:: DATA ::

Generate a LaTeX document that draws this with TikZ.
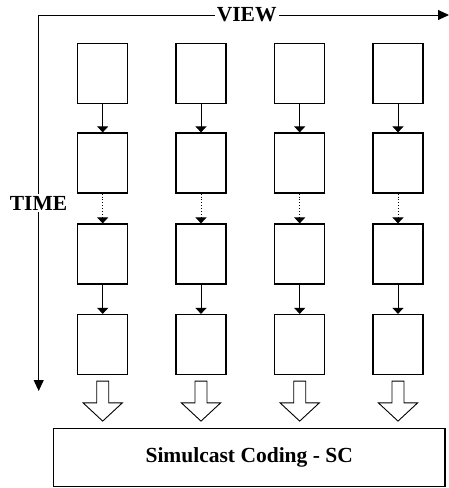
\documentclass[tikz,border=0pt]{standalone}
\usepackage{fontspec}
\setmainfont{Liberation Serif}
\usepackage{tikz}
\usetikzlibrary{arrows.meta,calc}

\begin{document}
\begin{tikzpicture}[x=1pt, y=-1pt,
  frame/.style={draw, line width=1.2pt, minimum width=50pt, minimum height=60pt, inner sep=0pt},
  link/.style={-{Triangle[width=11pt,length=6pt]}, line width=0.9pt},
  linkdot/.style={link, dotted},
  axis/.style={-{Triangle[width=10pt,length=11pt]}, line width=0.9pt},
  bigarrow/.style={draw, line width=0.9pt, fill=white, line join=miter},
  lbl/.style={font=\fontsize{21.5}{24}\selectfont\bfseries, fill=white, inner sep=2pt}]

\useasboundingbox (0,0) rectangle (448,488);

% ================= eixos =================
\coordinate (orig) at (38.7,15);
\coordinate (viewend) at (449,15);
\coordinate (timeend) at (38.7,391);
\draw[axis] (orig) -- (viewend);
\draw[axis] (orig) -- (timeend);
\node[lbl] (view) at (246.7,15) {VIEW};
\node[lbl] (time) at (38.5,203) {TIME};

% ================= coluna 1 =================
\node[frame] (f11) at (102.7,73.5) {};
\node[frame] (f12) at (102.7,163) {};
\node[frame] (f13) at (102.7,254) {};
\node[frame] (f14) at (102.7,344.5) {};
\draw[link] (f11) -- (f12);
\draw[linkdot] (f12) -- (f13);
\draw[link] (f13) -- (f14);

% ================= coluna 2 =================
\node[frame] (f21) at (201,73.5) {};
\node[frame] (f22) at (201,163) {};
\node[frame] (f23) at (201,254) {};
\node[frame] (f24) at (201,344.5) {};
\draw[link] (f21) -- (f22);
\draw[linkdot] (f22) -- (f23);
\draw[link] (f23) -- (f24);

% ================= coluna 3 =================
\node[frame] (f31) at (299.7,73.5) {};
\node[frame] (f32) at (299.7,163) {};
\node[frame] (f33) at (299.7,254) {};
\node[frame] (f34) at (299.7,344.5) {};
\draw[link] (f31) -- (f32);
\draw[linkdot] (f32) -- (f33);
\draw[link] (f33) -- (f34);

% ================= coluna 4 =================
\node[frame] (f41) at (398,73.5) {};
\node[frame] (f42) at (398,163) {};
\node[frame] (f43) at (398,254) {};
\node[frame] (f44) at (398,344.5) {};
\draw[link] (f41) -- (f42);
\draw[linkdot] (f42) -- (f43);
\draw[link] (f43) -- (f44);

% ================= codificador =================
\node[frame, minimum width=391.7pt, minimum height=58.4pt,
  font=\fontsize{21.5}{24}\selectfont\bfseries] (sc) at (249.2,457.5) {Simulcast Coding - SC};

% setas ocas
\draw[bigarrow] ($(f14.south)+(-6,6)$) -- ++(0,21.7) -- ++(-13.7,0) -- ++(19.7,18.3)
  -- ++(19.7,-18.3) -- ++(-13.7,0) -- ++(0,-21.7) -- cycle;
\draw[bigarrow] ($(f24.south)+(-6,6)$) -- ++(0,21.7) -- ++(-13.7,0) -- ++(19.7,18.3)
  -- ++(19.7,-18.3) -- ++(-13.7,0) -- ++(0,-21.7) -- cycle;
\draw[bigarrow] ($(f34.south)+(-6,6)$) -- ++(0,21.7) -- ++(-13.7,0) -- ++(19.7,18.3)
  -- ++(19.7,-18.3) -- ++(-13.7,0) -- ++(0,-21.7) -- cycle;
\draw[bigarrow] ($(f44.south)+(-6,6)$) -- ++(0,21.7) -- ++(-13.7,0) -- ++(19.7,18.3)
  -- ++(19.7,-18.3) -- ++(-13.7,0) -- ++(0,-21.7) -- cycle;

\end{tikzpicture}
\end{document}
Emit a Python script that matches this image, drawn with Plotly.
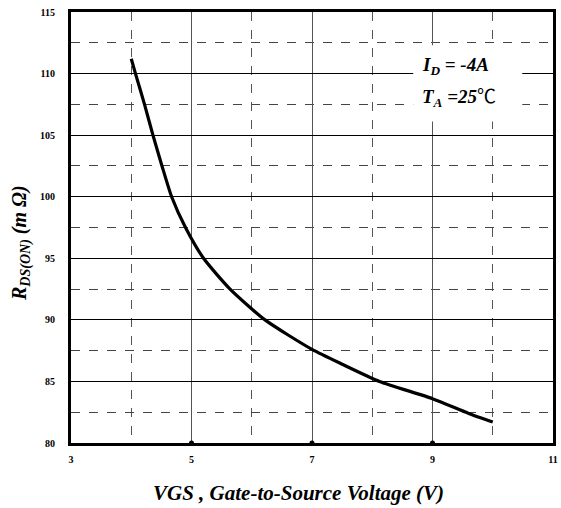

:::

WHAT YOU WILL DO → Your task is to transcribe all of the records precisely, with no images included.

TASK RESULT →
Generate a LaTeX document that draws this with TikZ.
\documentclass[tikz,border=0pt]{standalone}
\usepackage{fontspec}
\setmainfont{Liberation Serif}
\usepackage{tikz}
\usetikzlibrary{arrows.meta,calc}

\begin{document}
\begin{tikzpicture}[x=1pt, y=-1pt,
  frame/.style={draw, line width=1.2pt, minimum width=50pt, minimum height=60pt, inner sep=0pt},
  link/.style={-{Triangle[width=11pt,length=6pt]}, line width=0.9pt},
  linkdot/.style={link, dotted},
  axis/.style={-{Triangle[width=10pt,length=11pt]}, line width=0.9pt},
  bigarrow/.style={draw, line width=0.9pt, fill=white, line join=miter},
  lbl/.style={font=\fontsize{21.5}{24}\selectfont\bfseries, fill=white, inner sep=2pt}]

\useasboundingbox (0,0) rectangle (448,488);

% ================= eixos =================
\coordinate (orig) at (38.7,15);
\coordinate (viewend) at (449,15);
\coordinate (timeend) at (38.7,391);
\draw[axis] (orig) -- (viewend);
\draw[axis] (orig) -- (timeend);
\node[lbl] (view) at (246.7,15) {VIEW};
\node[lbl] (time) at (38.5,203) {TIME};

% ================= coluna 1 =================
\node[frame] (f11) at (102.7,73.5) {};
\node[frame] (f12) at (102.7,163) {};
\node[frame] (f13) at (102.7,254) {};
\node[frame] (f14) at (102.7,344.5) {};
\draw[link] (f11) -- (f12);
\draw[linkdot] (f12) -- (f13);
\draw[link] (f13) -- (f14);

% ================= coluna 2 =================
\node[frame] (f21) at (201,73.5) {};
\node[frame] (f22) at (201,163) {};
\node[frame] (f23) at (201,254) {};
\node[frame] (f24) at (201,344.5) {};
\draw[link] (f21) -- (f22);
\draw[linkdot] (f22) -- (f23);
\draw[link] (f23) -- (f24);

% ================= coluna 3 =================
\node[frame] (f31) at (299.7,73.5) {};
\node[frame] (f32) at (299.7,163) {};
\node[frame] (f33) at (299.7,254) {};
\node[frame] (f34) at (299.7,344.5) {};
\draw[link] (f31) -- (f32);
\draw[linkdot] (f32) -- (f33);
\draw[link] (f33) -- (f34);

% ================= coluna 4 =================
\node[frame] (f41) at (398,73.5) {};
\node[frame] (f42) at (398,163) {};
\node[frame] (f43) at (398,254) {};
\node[frame] (f44) at (398,344.5) {};
\draw[link] (f41) -- (f42);
\draw[linkdot] (f42) -- (f43);
\draw[link] (f43) -- (f44);

% ================= codificador =================
\node[frame, minimum width=391.7pt, minimum height=58.4pt,
  font=\fontsize{21.5}{24}\selectfont\bfseries] (sc) at (249.2,457.5) {Simulcast Coding - SC};

% setas ocas
\draw[bigarrow] ($(f14.south)+(-6,6)$) -- ++(0,21.7) -- ++(-13.7,0) -- ++(19.7,18.3)
  -- ++(19.7,-18.3) -- ++(-13.7,0) -- ++(0,-21.7) -- cycle;
\draw[bigarrow] ($(f24.south)+(-6,6)$) -- ++(0,21.7) -- ++(-13.7,0) -- ++(19.7,18.3)
  -- ++(19.7,-18.3) -- ++(-13.7,0) -- ++(0,-21.7) -- cycle;
\draw[bigarrow] ($(f34.south)+(-6,6)$) -- ++(0,21.7) -- ++(-13.7,0) -- ++(19.7,18.3)
  -- ++(19.7,-18.3) -- ++(-13.7,0) -- ++(0,-21.7) -- cycle;
\draw[bigarrow] ($(f44.south)+(-6,6)$) -- ++(0,21.7) -- ++(-13.7,0) -- ++(19.7,18.3)
  -- ++(19.7,-18.3) -- ++(-13.7,0) -- ++(0,-21.7) -- cycle;

\end{tikzpicture}
\end{document}
Emit a Python script that matches this image, drawn with Plotly.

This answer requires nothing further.